The derivative $\frac{d}{dt}\left<y(t),y(t)\right>$ is defined as $$\frac{d}{dt}\left<y(t),y(t)\right> \equiv \lim_{\Delta t\to 0}\frac{1}{\Delta t}\left[\left<y(t+\Delta t),\,y(t+\Delta t)\right> - \left<y(t),y(t)\right>\right]$$
To prove the result in the question we can try to rewrite the right hand side above (forget about the limit until the end) using the laws of an inner-product
- Bi-linearity: $\left<x+y,z\right>=\left<x,z\right> + \left<y,z\right>$
- Multiplication by scalar: $c\left<x,z\right>=\left<cx,z\right>$ for $c\in\mathbb{C}$.

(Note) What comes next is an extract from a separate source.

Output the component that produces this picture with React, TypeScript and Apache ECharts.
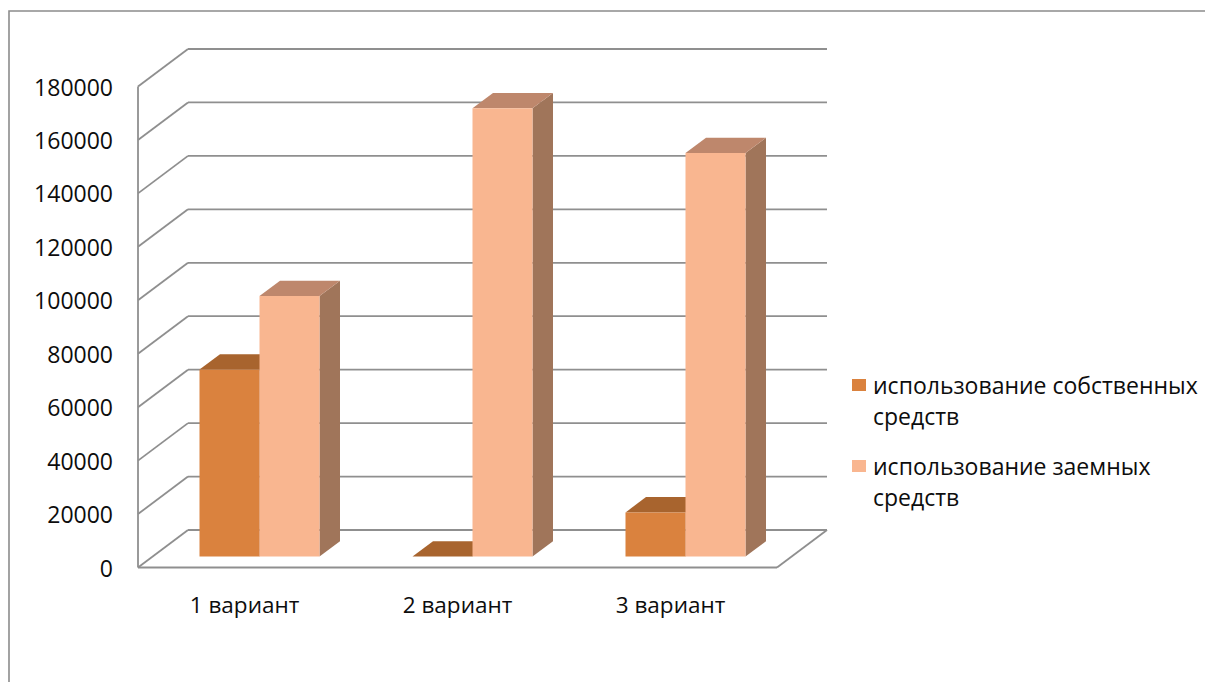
import React, { useEffect, useRef } from "react";
import * as echarts from "echarts";

const categories = ["1 вариант", "2 вариант", "3 вариант"];
const seriesNames = ["использование собственных средств", "использование заемных средств"];
const ownFunds = [70000, 0, 16500];
const borrowedFunds = [97500, 167700, 151000];
const yTicks = [0, 20000, 40000, 60000, 80000, 100000, 120000, 140000, 160000, 180000];

const FONT = "Open Sans";
const WALL_DX = 50;
const WALL_DY = -37.5;
const BAR_DX = 15;
const BAR_DY = -11;
const BAR_DEPTH_X = 20.5;
const BAR_DEPTH_Y = -15.3;
const BAR_FRAC = 60 / 213;
const GRID_COLOR = "#8f8f8f";

const palettes = [
  { front: "#DA823E", top: "#A8642E", side: "#9A5A2A" },
  { front: "#F9B690", top: "#BE876C", side: "#A0755A" },
];

export default function App() {
  const ref = useRef<HTMLDivElement>(null);
  useEffect(() => {
    if (!ref.current) return;
    const chart = echarts.init(ref.current, undefined, { renderer: "svg" });
    const lineStyle = { stroke: GRID_COLOR, lineWidth: 1.8 };

    const wallsRender = (params: any, api: any) => {
      const v = api.value(0);
      const band = api.size([1, 0])[0];
      const pL = api.coord([0, v]);
      const pR = api.coord([categories.length - 1, v]);
      const xL = pL[0] - band / 2;
      const xR = pR[0] + band / 2;
      const y = pL[1];
      const children: any[] = [
        { type: "line", shape: { x1: xL + WALL_DX, y1: y + WALL_DY, x2: xR + WALL_DX, y2: y + WALL_DY }, style: lineStyle },
        { type: "line", shape: { x1: xL, y1: y, x2: xL + WALL_DX, y2: y + WALL_DY }, style: lineStyle },
      ];
      if (v === 0) {
        children.push({ type: "line", shape: { x1: xL, y1: y, x2: xR, y2: y }, style: lineStyle });
        children.push({ type: "line", shape: { x1: xR, y1: y, x2: xR + WALL_DX, y2: y + WALL_DY }, style: lineStyle });
      }
      if (v === yTicks[yTicks.length - 1]) {
        const y0 = api.coord([0, 0])[1];
        children.push({ type: "line", shape: { x1: xL, y1: y0, x2: xL, y2: y }, style: lineStyle });
      }
      return { type: "group", children };
    };

    const barRender = (s: number) => (params: any, api: any) => {
      const cat = api.value(0);
      const val = api.value(1);
      const p = api.coord([cat, val]);
      const p0 = api.coord([cat, 0]);
      const band = api.size([1, 0])[0];
      const w = band * BAR_FRAC;
      const left = p[0] + BAR_DX + (s === 0 ? -w : 0);
      const yt = p[1] + BAR_DY;
      const yb = p0[1] + BAR_DY;
      const pal = palettes[s];
      return {
        type: "group",
        children: [
          {
            type: "polygon",
            shape: { points: [[left + w, yt], [left + w + BAR_DEPTH_X, yt + BAR_DEPTH_Y], [left + w + BAR_DEPTH_X, yb + BAR_DEPTH_Y], [left + w, yb]] },
            style: { fill: pal.side },
          },
          {
            type: "polygon",
            shape: { points: [[left, yt], [left + w, yt], [left + w + BAR_DEPTH_X, yt + BAR_DEPTH_Y], [left + BAR_DEPTH_X, yt + BAR_DEPTH_Y]] },
            style: { fill: pal.top },
          },
          { type: "rect", shape: { x: left, y: yt, width: w, height: yb - yt }, style: { fill: pal.front } },
        ],
      };
    };

    const option: any = {
      animation: false,
      textStyle: { fontFamily: FONT },
      graphic: [
        {
          type: "rect",
          shape: { x: 9, y: 11, width: 1400, height: 900 },
          style: { fill: "none", stroke: "#8c8c8c", lineWidth: 1.6 },
          silent: true,
          z: -10,
        },
      ],
      grid: { left: 138, right: 428, top: 86.5, bottom: 114.5, containLabel: false },
      xAxis: {
        type: "category",
        data: categories,
        axisLine: { show: false },
        axisTick: { show: false },
        axisLabel: { margin: 25, fontSize: 22.5, color: "#0d0d0d", fontFamily: FONT },
      },
      yAxis: {
        type: "value",
        min: 0,
        max: 180000,
        interval: 20000,
        axisLine: { show: false },
        axisTick: { show: false },
        splitLine: { show: false },
        axisLabel: {
          margin: 25,
          fontSize: 23,
          color: "#0d0d0d",
          fontFamily: FONT,
          formatter: (v: number) => String(v),
        },
      },
      legend: {
        orient: "vertical",
        left: 852,
        top: 338.5,
        padding: 0,
        itemWidth: 14,
        itemHeight: 12,
        itemGap: -12,
        icon: "rect",
        data: seriesNames,
        formatter: (name: string) => "\n" + name.replace(/ средств$/, "\nсредств"),
        textStyle: { fontSize: 23, lineHeight: 31, color: "#0d0d0d", fontFamily: FONT, padding: [0, 0, 0, 2] },
      },
      series: [
        {
          type: "custom",
          name: "walls",
          silent: true,
          z: 1,
          renderItem: wallsRender,
          data: yTicks.map((v) => [v]),
          encode: { y: 0 },
        },
        {
          type: "custom",
          name: seriesNames[0],
          z: 2,
          itemStyle: { color: palettes[0].front },
          renderItem: barRender(0),
          data: ownFunds.map((v, i) => [i, v]),
          encode: { x: 0, y: 1 },
        },
        {
          type: "custom",
          name: seriesNames[1],
          z: 3,
          itemStyle: { color: palettes[1].front },
          renderItem: barRender(1),
          data: borrowedFunds.map((v, i) => [i, v]),
          encode: { x: 0, y: 1 },
        },
      ],
    };
    chart.setOption(option);
    return () => chart.dispose();
  }, []);
  return (
    <div
      ref={ref}
      style={{ position: "fixed", left: 0, top: 0, width: 1205, height: 682, background: "#fff" }}
    />
  );
}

- Symmetry: $\left<x,y\right>=\left<y,x\right>$
to try to put it on a form resembling $2\left<\frac{dy(t)}{dt},y(t)\right>$. Doing this we find
$$\frac{1}{\Delta t}\left[\left<y(t+\Delta t),\,y(t+\Delta t)\right> - \left<y(t),y(t)\right>\right] = \left<\frac{y(t+\Delta t) - y(t)}{\Delta t},y(t)\right> + \left<y(t),\frac{y(t+\Delta t)-y(t)}{\Delta t}\right> + \Delta t\left<\frac{y(t+\Delta t) - y(t)}{\Delta t},\frac{y(t+\Delta t) - y(t)}{\Delta t}\right>$$
And from this form it's just a matter of taking the limit $\Delta t\to 0$ to arrive at the result (you will need to use that "the limit of a product equals the product of the limits" for the last term). Also note that the inner-product is a continuous function in both arguments so the limit can be moved inside the brackets.